Senator seeks ban on maps showing Crimea as part of Russia

Senator seeks ban on maps showing Crimea as part of Russia

What can the United States do to reverse Russia’s annexation of Crimea? The short answer is, not much. Inside President Obama’s administration, it’s hard to find much unfeigned optimism about getting Vladimir Putin to give up the strategic peninsula.

But Sen. Dan Coats, R-Ind., introduced legislation on Wednesday that aims to ensure that U.S. impotence doesn’t turn into complacency.

“The American response must be much greater than a verbal slap if we want Putin to understand his actions in Ukraine are unacceptable and will not be tolerated,” he said in a statement. (Coats is among the nine Americans on whom Russia slapped sanctions recently)

Coats’ measure doesn’t read like an effort to force Moscow to pull back so much as an effort to prevent Washington from slipping back into business-as-usual mode, which is largely what happened after Russia’s brief 2008 war with Georgia.

Some of the steps Coats is proposing are largely symbolic: One provision would tell the Government Printing Office it “may not print any map, document, record, or other paper of the United States portraying or otherwise indicating Crimea as part of the territory of the Russian Federation.”

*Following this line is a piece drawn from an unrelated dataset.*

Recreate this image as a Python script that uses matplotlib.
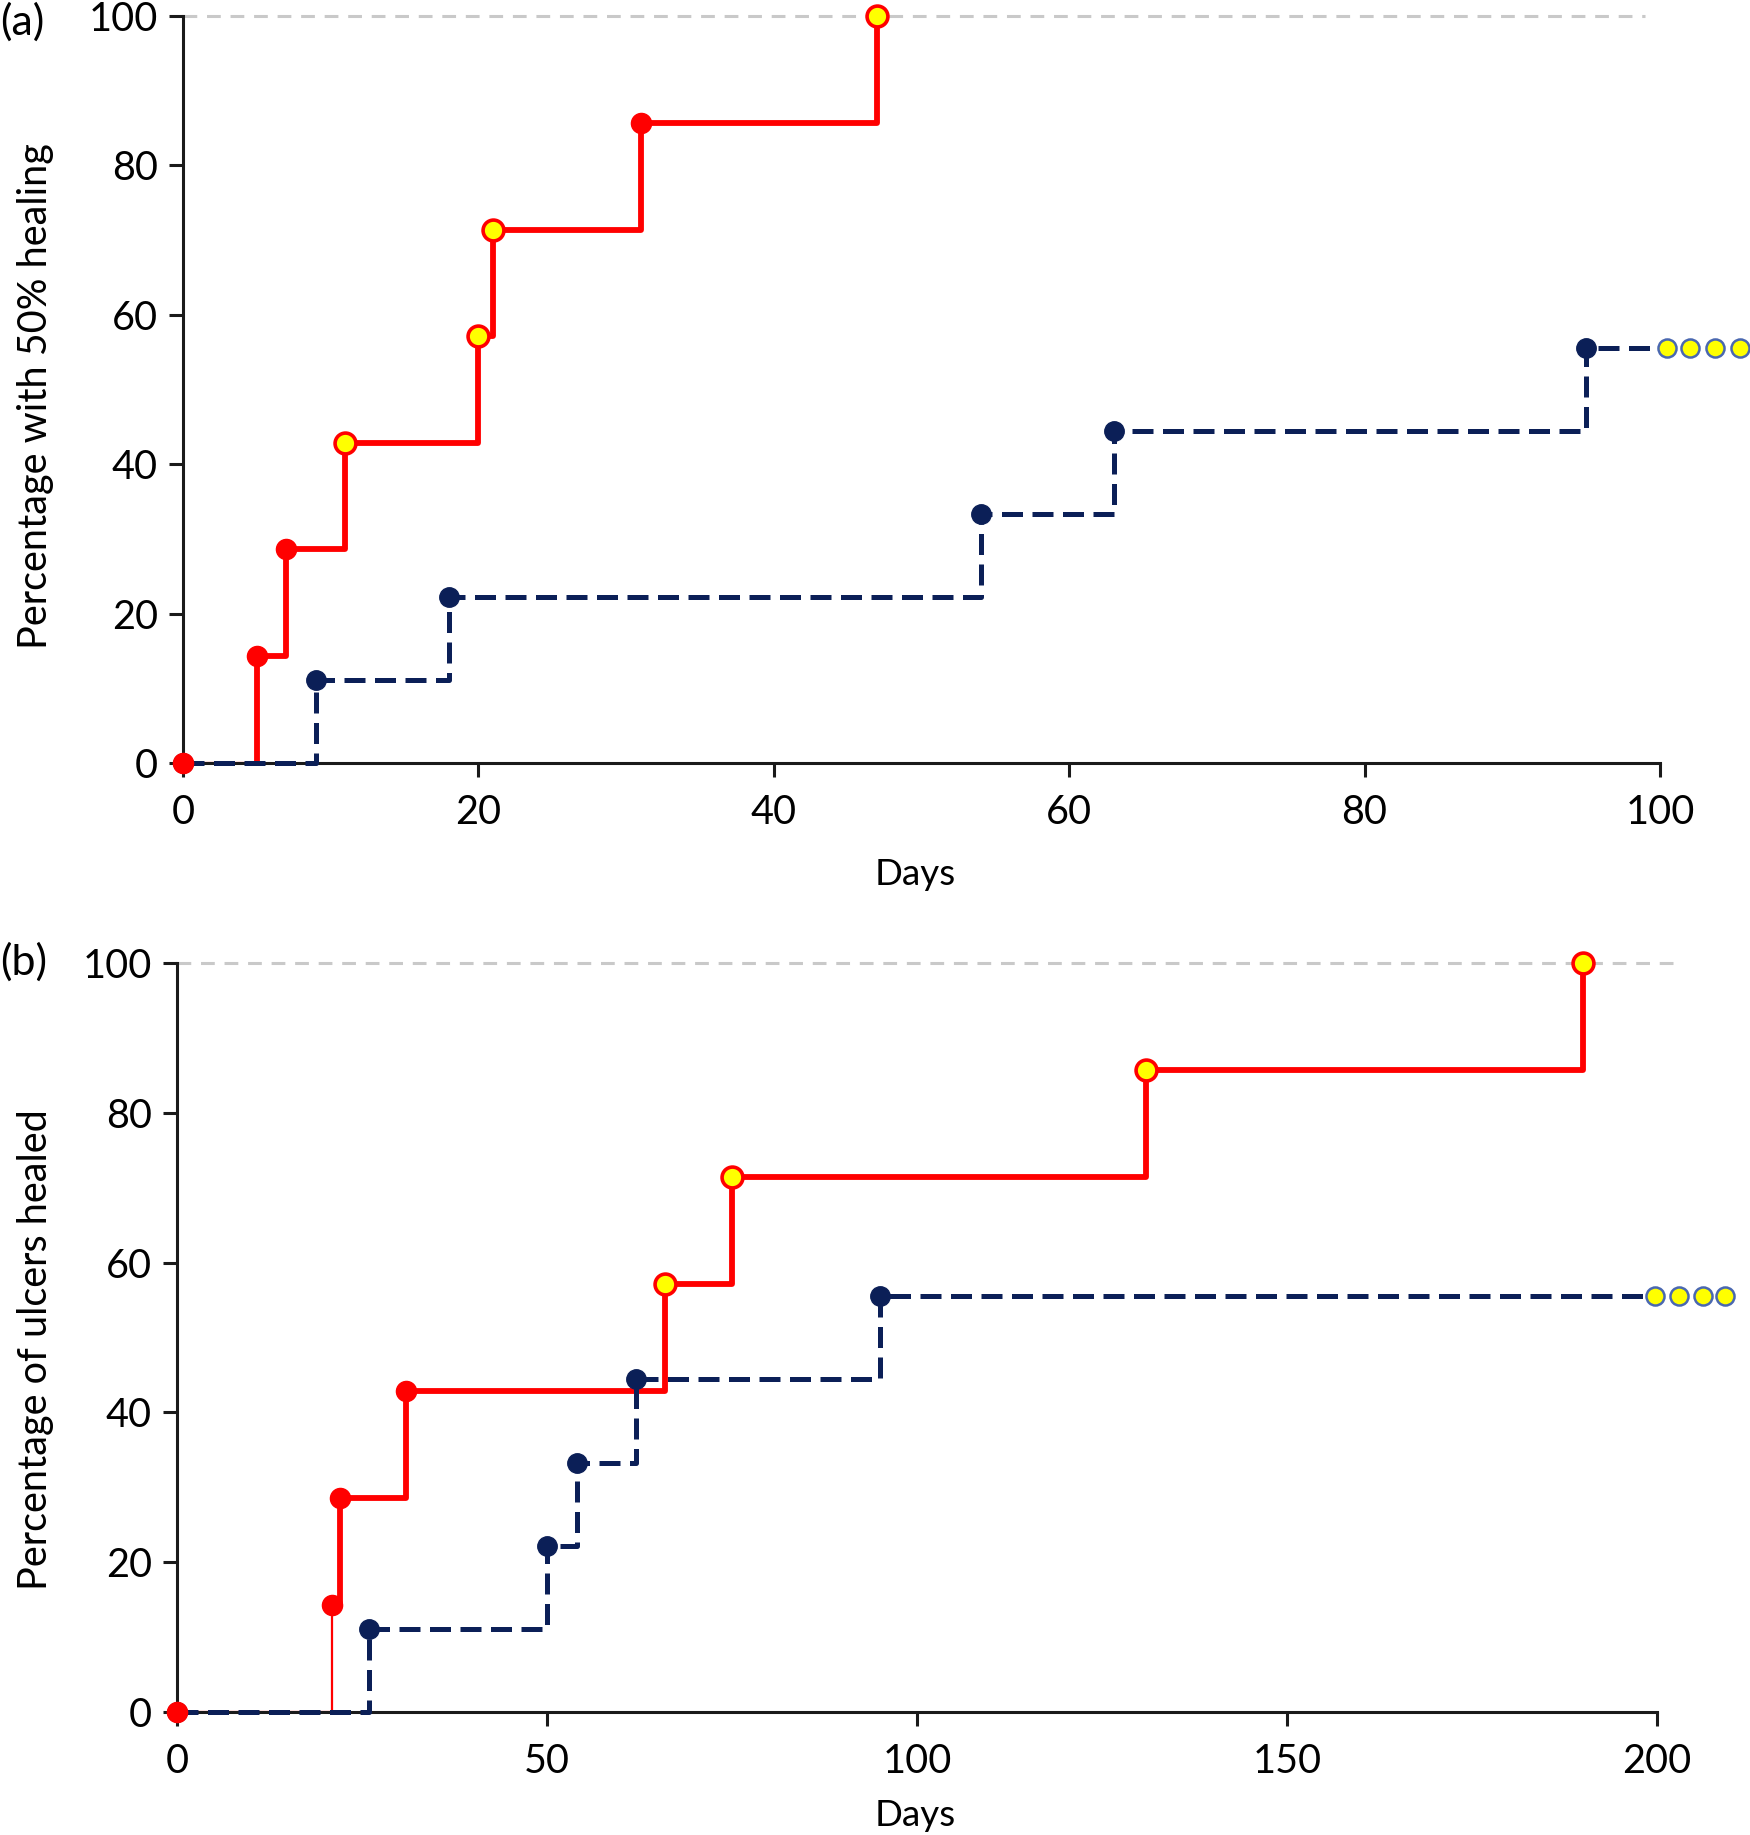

Other provisions include a ban on facilitating any investment in Crimea that involves any Russian official, government agency or private-sector institution. Another section would apply those restrictions to any International Monetary Fund or World Bank loans.

The Department of Justice, if requested to do so by a court or the party to a lawsuit, would be required to “affirm the United States policy of not recognizing the de jure or de facto sovereignty of the Russian Federation over Crimea, its airspace, or its territorial waters.”

Another provision says U.S. ports will be closed to ships arriving from Crimean ports with cargo from Russia.

Some of the more difficult-to-implement steps forbid the U.S. military, U.S.-flagged ships and airlines that operate in the United States from taking any action that even implicitly recognizes Russian sovereignty over Crimea. Why would this be difficult to implement? Because steps such as filing an official flight plan with Russian authorities in order to fly over Crimea, for example, might qualify.

Perhaps the most effective measure in the bill is a ban on giving U.S. economic or military aid to any country that recognizes Russia’s annexation of Crimea.

The legislation implicitly acknowledges Washington’s lack of options for responding to Putin’s actions to date.

The Obama administration has imposed economic sanctions on individuals who shaped or support the Kremlin’s policy, but the targets have mostly laughed them off. The more potent sanctions — measures targeting entire sectors of Russia’s economy — are being held in reserve in case Putin looks to carve out another slice of Ukraine’s territory.

While talk of another Cold War is overblown — there is no sign that Russia is competing with the United States globally for influence while preparing for nuclear-armed mutual assured destruction — two terms from that titanic struggle come to mind. “Containment” — in this case, keeping Moscow out of the rest of Ukraine — now seems more likely than “rollback,” or pushing Russia out of Crimea. But for now, no one seems in the mood for a smoothing over of relations known as “detente.”